Prof. Otis T. Mason, of the National Museum, informs me that there is a superstition in Virginia to the effect that a young woman enciente for the first time must, under no circumstances, scratch her head with her fingers, at least while uncovered; she must either put on gloves or use a small stick.
The Parsi have a festival at which they serve a peculiar cake or bread called "draona," which is marked by scratches from the finger nails of the woman who has baked it.[214]
No stress has been laid upon the appearance in all parts of the world of "back scratchers" or "scratch my backs," made of ivory, bone, or wood, and which were used for toilet purposes to remove irritation from between the shoulder blades or along the spine where the hand itself could not reach. They are to the present day in use among the Chinese and Japanese, were once to be found among the Romans and other nations of Europe, and instances of their occasional employment until a very recent date might be supplied.
THE DRINKING REED.
Exactly what origin to ascribe to the drinking reed is now an impossibility, neither is it probable that the explanations which the medicine-men might choose to make would have the slightest value in dispelling the gloom which surrounds the subject. That the earliest conditions of the Apache tribe found them without many of the comforts which have for generations been necessaries, and obliged to resort to all sorts of expedients in cooking, carrying, or serving their food is the most plausible presumption, but it is submitted merely as a presumption and in no sense as a fact. It can readily be shown that in a not very remote past the Apache and other tribes were compelled to use bladders and reeds for carrying water, or for conveying water, broth, and other liquid food to the lips. The conservative nature of man in all that involves his religion would supply whatever might be needed to make the use of such reeds obligatory in ceremonial observances wherein there might be the slightest suggestion of religious impulse. We can readily imagine that among a people not well provided with forks and spoons, which are known to have been of a much later introduction than knives, there would be a very decided danger of burning the lips with broth, or of taking into the mouth much earthy and vegetable matter or ice from springs and streams at which men or women might wish to drink, so the use of the drinking reed would obviate no small amount of danger and discomfort.
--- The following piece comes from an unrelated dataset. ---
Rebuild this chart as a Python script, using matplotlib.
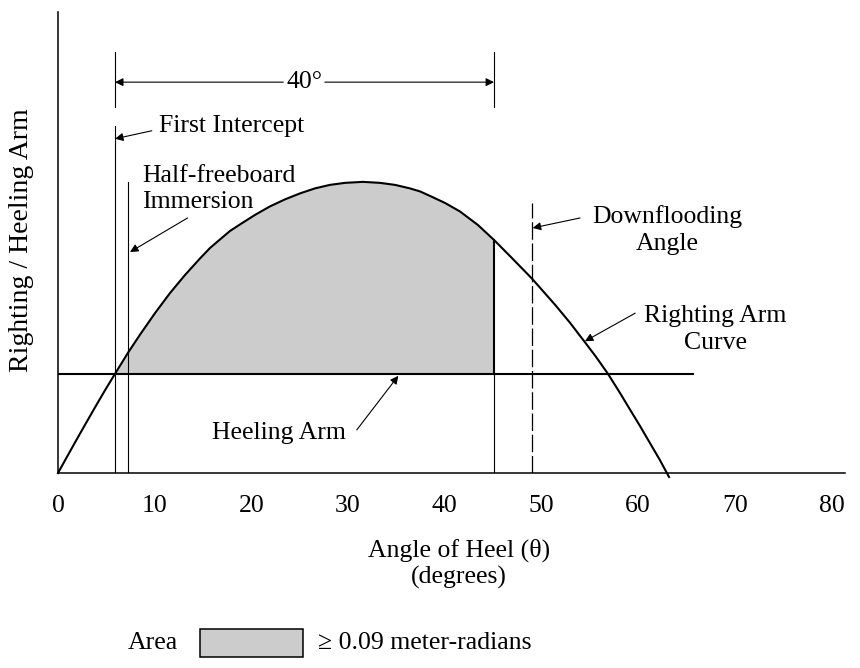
import matplotlib
matplotlib.use("Agg")
import matplotlib.pyplot as plt
from matplotlib.patches import Rectangle

plt.rcParams['font.family'] = ['Liberation Serif', 'DejaVu Serif']
FS = 18.5

# Righting arm curve (angle in degrees, arm in metres)
heel_deg = [0.0, 0.72, 1.76, 2.79, 3.83, 4.86, 5.9, 7.24, 8.48, 10.03, 11.58,
            13.13, 14.68, 15.72, 16.75, 17.79, 18.82, 20.37, 21.92, 23.47,
            25.03, 26.58, 28.13, 29.68, 31.54, 33.30, 34.85, 36.40, 37.44,
            38.47, 40.02, 41.57, 43.43, 45.1, 46.95, 49.02, 51.40, 52.95,
            54.50, 55.64, 56.88, 58.12, 59.15, 60.19, 61.22, 62.25, 63.2]
righting_arm = [0.000, 0.025, 0.061, 0.096, 0.131, 0.165, 0.198, 0.240, 0.276,
                0.319, 0.359, 0.395, 0.428, 0.449, 0.466, 0.483, 0.496, 0.515,
                0.532, 0.546, 0.558, 0.568, 0.575, 0.579, 0.581, 0.579, 0.575,
                0.568, 0.562, 0.553, 0.539, 0.522, 0.495, 0.465, 0.429, 0.388,
                0.336, 0.300, 0.261, 0.232, 0.198, 0.160, 0.127, 0.094, 0.060,
                0.026, -0.008]

heeling_arm = 0.198
heeling_end = 65.7
first_intercept = 5.9
half_freeboard = 7.2
limit_angle = 45.1
downflooding = 49.0

x_ticks = [0, 10, 20, 30, 40, 50, 60, 70, 80]


def arm_at(x):
    # value of the read curve at one of its own sample angles
    return righting_arm[heel_deg.index(x)]


fig = plt.figure(figsize=(8.6, 6.68), dpi=100)
ax = fig.add_axes([58 / 860, (668 - 473) / 668, 787 / 860, 461 / 668])
ax.set_xlim(0, 81.4)
ax.set_ylim(0, 0.92)

# shaded area between righting arm and heeling arm
xs = [x for x in heel_deg if first_intercept <= x <= limit_angle]
ys = [arm_at(x) for x in xs]
ax.fill_between(xs, ys, heeling_arm, color="#cccccc", lw=0)

ax.plot(heel_deg, righting_arm, color="black", lw=1.5, clip_on=False,
        solid_joinstyle="round")
ax.plot([0, heeling_end], [heeling_arm, heeling_arm], color="black", lw=1.5)

# vertical reference lines
ax.plot([first_intercept, first_intercept], [0, 0.693], color="black", lw=0.8)
ax.plot([half_freeboard, half_freeboard], [0, 0.581], color="black", lw=0.8)
ax.plot([limit_angle, limit_angle], [0, heeling_arm], color="black", lw=0.8)
ax.plot([limit_angle, limit_angle], [heeling_arm, arm_at(limit_angle)],
        color="black", lw=1.5)
ax.plot([downflooding, downflooding], [0, 0.539], color="black", lw=0.9,
        dashes=(14, 3))

# 40 degree dimension
for xv in (first_intercept, limit_angle):
    ax.plot([xv, xv], [0.731, 0.840], color="black", lw=0.8)
arrow = dict(arrowstyle="-|>", color="black", lw=0.8, mutation_scale=12,
             shrinkA=0, shrinkB=0)
ax.annotate("", xy=(first_intercept, 0.780), xytext=(23.3, 0.780), arrowprops=arrow)
ax.annotate("", xy=(limit_angle, 0.780), xytext=(27.6, 0.780), arrowprops=arrow)
ax.text(25.45, 0.780, "40°", ha="center", va="center", fontsize=FS)

# labels with leaders
ax.text(10.4, 0.693, "First Intercept", ha="left", va="center", fontsize=FS)
ax.annotate("", xy=(first_intercept, 0.667), xytext=(9.7, 0.683), arrowprops=arrow)
ax.text(8.7, 0.567, "Half-freeboard\nImmersion", ha="left", va="center",
        fontsize=FS, linespacing=1.28)
ax.annotate("", xy=(7.45, 0.441), xytext=(13.4, 0.509), arrowprops=arrow)
ax.text(63.0, 0.485, "Downflooding\nAngle", ha="center", va="center",
        fontsize=FS, linespacing=1.28)
ax.annotate("", xy=(49.1, 0.489), xytext=(54.0, 0.509), arrowprops=arrow)
ax.text(68.0, 0.287, "Righting Arm\nCurve", ha="center", va="center",
        fontsize=FS, linespacing=1.3)
ax.annotate("", xy=(54.5, 0.263), xytext=(59.7, 0.319), arrowprops=arrow)
ax.text(22.85, 0.080, "Heeling Arm", ha="center", va="center", fontsize=FS)
ax.annotate("", xy=(35.2, 0.194), xytext=(30.9, 0.086), arrowprops=arrow)

# axes styling
for side in ("top", "right"):
    ax.spines[side].set_visible(False)
for side in ("left", "bottom"):
    ax.spines[side].set_linewidth(1.1)
ax.set_xticks(x_ticks)
ax.set_xticklabels([str(t) for t in x_ticks], fontsize=FS)
ax.set_yticks([])
ax.tick_params(axis="x", length=0, pad=16)

ax.set_xlabel("Angle of Heel (θ)\n(degrees)", fontsize=FS, linespacing=1.2)
ax.xaxis.set_label_coords((459 - 58) / 787, -(564 - 473) / 461)
ax.xaxis.label.set_va("center")
ax.set_ylabel("Righting / Heeling Arm", fontsize=FS + 1.5)
ax.yaxis.set_label_coords(-(58 - 21) / 787, (473 - 240) / 461)
ax.yaxis.label.set_va("center")

# legend row
fig.text(178 / 860, (668 - 643) / 668, "Area", ha="right", va="center", fontsize=FS)
fig.patches.append(Rectangle((200 / 860, (668 - 657) / 668), 103 / 860, 28 / 668,
                             transform=fig.transFigure, facecolor="#cccccc",
                             edgecolor="black", lw=1.1))
fig.text(318 / 860, (668 - 643) / 668, "≥ 0.09 meter-radians", ha="left",
         va="center", fontsize=FS)

fig.savefig("out.png", dpi=100)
Water was carried in reeds by the Dyaks of Borneo, according to Bock.[215] The manner in which the natives of the New Hebrides and other islands of the South Pacific Ocean carry water in bamboo joints recalls the Zuñi method of preserving the sacred water of the ocean in hollow reeds.[216]
Fig. 432.—The scratch stick and drinking reed.
Mr. F. H. Cushing shows that "so far as language indicates the character of the earliest water vessels which to any extent met the requirements of the Zuñi ancestry, they were tubes of wood or sections of canes."[217] Long after these reeds had disappeared from common use, the priests still persisted in their use for carrying the water for the sacred ceremonies. The mother of the king of Uganda gave to Speke "a beautifully-worked pombé sucking-pipe."[218] For ordinary purposes these people have "drinking gourds." In Ujiji, Cameron saw an old chief sucking pombé, the native beer, through a reed;[219] and, later on in his narrative, we learn that the reed is generally used for the purposes of drinking. "The Malabars reckoned it insolent to touch the vessel with their lips when drinking."[220] They made use of vessels with a spout, which were no more and no less than the small hollow-handled soup ladles of the Zuñi and Tusayan, through which they sipped their hot broth.